Ele há dias…
Estar
na cidade do Porto e tomar o pequeno-almoço na mesma sala do Pinto da Costa no
dia a seguir a uma derrota do Benfica no Estádio do Dragão, é uma experiência quase
tão agradável quanto escorregar por um corrimão de lâminas e aterrar com o
traseiro num alguidar de álcool puro.
Foi
difícil mas sobrevivi e lá parti com as feridas em processo de acelerada
cicatrização até à manhã de trabalho que decorreu sem quaisquer sobressaltos ou
recaídas do doloroso processo futebolístico de carácter agudo.
O
restaurante do almoço tem ao lado uma loja “A Vida Portuguesa” e não resisto a
entrar até porque tenho a incumbência de “espreitar” alguns presentes.
Confesso
que gosto do conceito da loja que vem de encontro às minhas memórias através de
produtos e marcas eternas como os lápis de cor da “Viarco”, os chocolates da “Regina”,
os sabonetes “Feno de Portugal” ou os limpa metais da “Coração”.
Mas
a “Vida Portuguesa” já não é definitivamente a mesma, nem com a presença de
todas estas marcas.

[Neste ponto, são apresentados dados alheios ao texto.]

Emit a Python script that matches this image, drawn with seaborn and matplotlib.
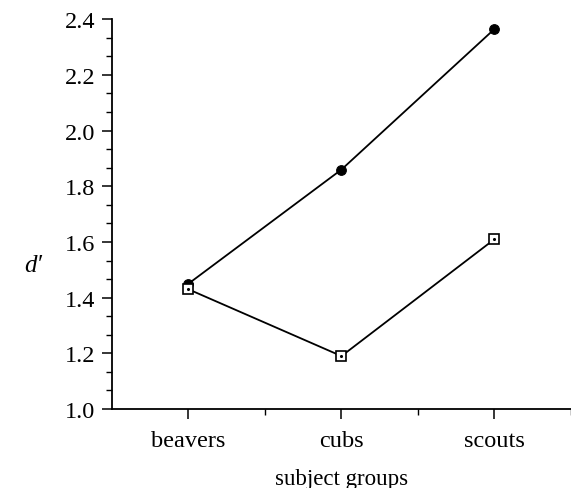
import matplotlib
matplotlib.use("Agg")
import matplotlib.pyplot as plt
from matplotlib.ticker import MultipleLocator, FixedLocator
import seaborn as sns
import pandas as pd

groups = ["beavers", "cubs", "scouts"]
filled_vals = [1.45, 1.86, 2.365]
open_vals = [1.43, 1.19, 1.61]
y_ticks = [1.0, 1.2, 1.4, 1.6, 1.8, 2.0, 2.2, 2.4]

sns.set_theme(style="ticks")
plt.rcParams["font.family"] = ["Liberation Serif", "DejaVu Serif"]

fig = plt.figure(figsize=(5.71, 4.89), dpi=100)
ax = fig.add_axes([0.196, 0.1616, 0.804, 0.797])

df_filled = pd.DataFrame({"group": groups, "d": filled_vals})
df_open = pd.DataFrame({"group": groups, "d": open_vals})

sns.lineplot(data=df_filled, x="group", y="d", ax=ax, color="black", lw=1.3,
             marker="o", markersize=7, markerfacecolor="black",
             markeredgecolor="black", sort=False)
sns.lineplot(data=df_open, x="group", y="d", ax=ax, color="black", lw=1.3,
             marker="s", markersize=7, markerfacecolor="white",
             markeredgecolor="black", markeredgewidth=1.2, sort=False)
# small centre dot inside the open squares
ax.scatter(groups, open_vals, s=1.5, color="black", zorder=5)

ax.set_xlim(-0.5, 2.5)
ax.set_ylim(1.0, 2.4)
ax.set_yticks(y_ticks)
ax.set_yticklabels([f"{v:.1f}" for v in y_ticks])
ax.yaxis.set_minor_locator(MultipleLocator(0.2 / 3))
ax.xaxis.set_minor_locator(FixedLocator([0.5, 1.5, 2.5]))

for side in ("top", "right"):
    ax.spines[side].set_visible(False)
for side in ("left", "bottom"):
    ax.spines[side].set_linewidth(1.3)
    ax.spines[side].set_color("black")

ax.tick_params(axis="both", which="major", direction="out", length=7, width=1.1,
               labelsize=17.5, colors="black", pad=5)
ax.tick_params(axis="x", which="major", pad=8)
ax.tick_params(axis="both", which="minor", direction="out", length=4, width=1.0,
               colors="black")

ax.set_xlabel("subject groups", fontsize=16.5, labelpad=12.5, color="black")
ax.set_ylabel("d\u2032", fontsize=18, style="italic", rotation=0,
              va="center", ha="center", color="black")
ax.yaxis.set_label_coords(-0.172, 0.37)

fig.savefig("out.png", dpi=100)
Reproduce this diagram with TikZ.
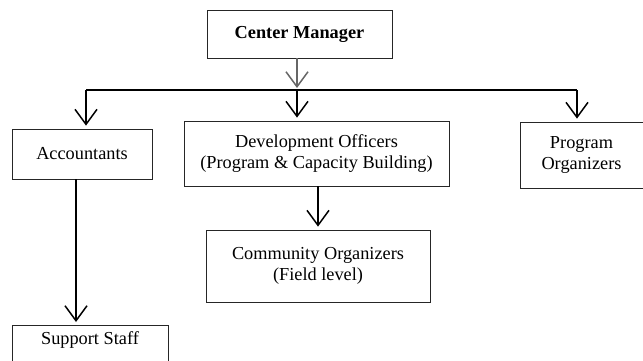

Aqui, nas outras lojas e em todo o país em geral,
assistimos a um fenómeno interessante que é o risco de extinção de expressões
como “desculpe”, “obrigado” ou “se faz favor”.
Partilho
a minha experiência:
Na
prateleira dos produtos que me interessam há um letreiro que solicita ao
cliente a ausência de qualquer contacto táctil com as peças, devendo chamar um
funcionário para o ajudar.
Dirijo-me
então ao balcão onde está uma rapariga de avental a arrumar Rebuçados Santo
Onofre num cesto e solicito ajuda.
Se
eu lhe tivesse pedido para ela me cantar um fado da Amália, acho que me teria
respondido com igual expressão macerada de dor e cansaço.
Soprou
ao de leve e acompanhou-me com tal “simpatia” que me senti na obrigação de lhe
dizer:
-
Só a chamei porque segui a recomendação deste painel.
Nem
reagiu.
Eu
escolhi a peça e ela dirige-se novamente ao seu posto no balcão mas com uma
lentidão demonstradora de uma tal astenia que quase lhe recomendei umas ampolas
bebíveis de Sargenor para ver se arrebitava.
Fez
o embrulho, as contas e depois de eu lhe ter dado o Cartão Multibanco e de ela
o ter passado na máquina, o sistema deu erro.
E
aí directamente:
-
Isto está a dar erro. O senhor não deve ter dinheiro na conta.
E
disse bem alto para que ninguém pudesse deixar de ouvir.
O
comentário teve para mim o mesmo efeito que o ataque dos Japoneses a Pearl
Harbor teve sobre os Americanos, e declarei-lhe guerra.
Gritei
então ainda mais alto:
-
Tenho sim. Ainda há pouco consultei o extracto.
Ela
soprou mais uma vez sobre a máquina e voltou a passar o cartão.
Não
deixei passar o sopro em vão:
-
Nunca ouvi dizer que estas máquinas sobreaqueciam, talvez não valha a pena
soprar.
E
quando voltou a dar erro, uma colega armada em ONU resolveu intervir naquele
conflito armado:
-
Vai com o senhor ao balcão do primeiro andar porque aí o terminal é de outra
rede e vai funcionar por certo.
E
foi a “Madame ONU” que me pediu por favor para acompanhar a colega dado que a
minha “inimiga” nem para mim olhou.
O
cartão funcionou finalmente e eu acabei por sair da loja sem que a senhora do
avental me dissesse “desculpe”, “obrigado” ou “se faz favor”.
Este
episódio não é caso raro, suspeito eu de que se criou na cabeça de uma geração,
a ideia de que estas expressões que manifestam tão-só boa educação são sinónimo
de menosprezo perante egos superdesenvolvidos e importantes.
Ou
eu estou a ficar velho e tudo isto é uma patetice minha, ou seria importante
colocar por aí alguns cartazes idênticos àqueles que há alguns anos alertavam
para a necessidade de salvar o lince na Serra da Malcata:
“Salvem
o SE FAZ FAVOR na Vida Portuguesa”
Caso
contrário e assumamos a extinção, será conveniente mandar dizer para Espanha
que a expressão “es mas cumplido que un Portugues” está definitivamente
desajustada.
E
segui então para a minha tarde de trabalho que afortunadamente correu muito
bem.
No
entanto e como vai de dia, temo pela hora do jantar.
É
que com o balanço que o dia leva, não me espanta que se possa sentar ao meu
lado o Jorge Jesus a falar com alguém sobre as madeixas californianas que lhe
fazem no seu cabeleireiro preferido.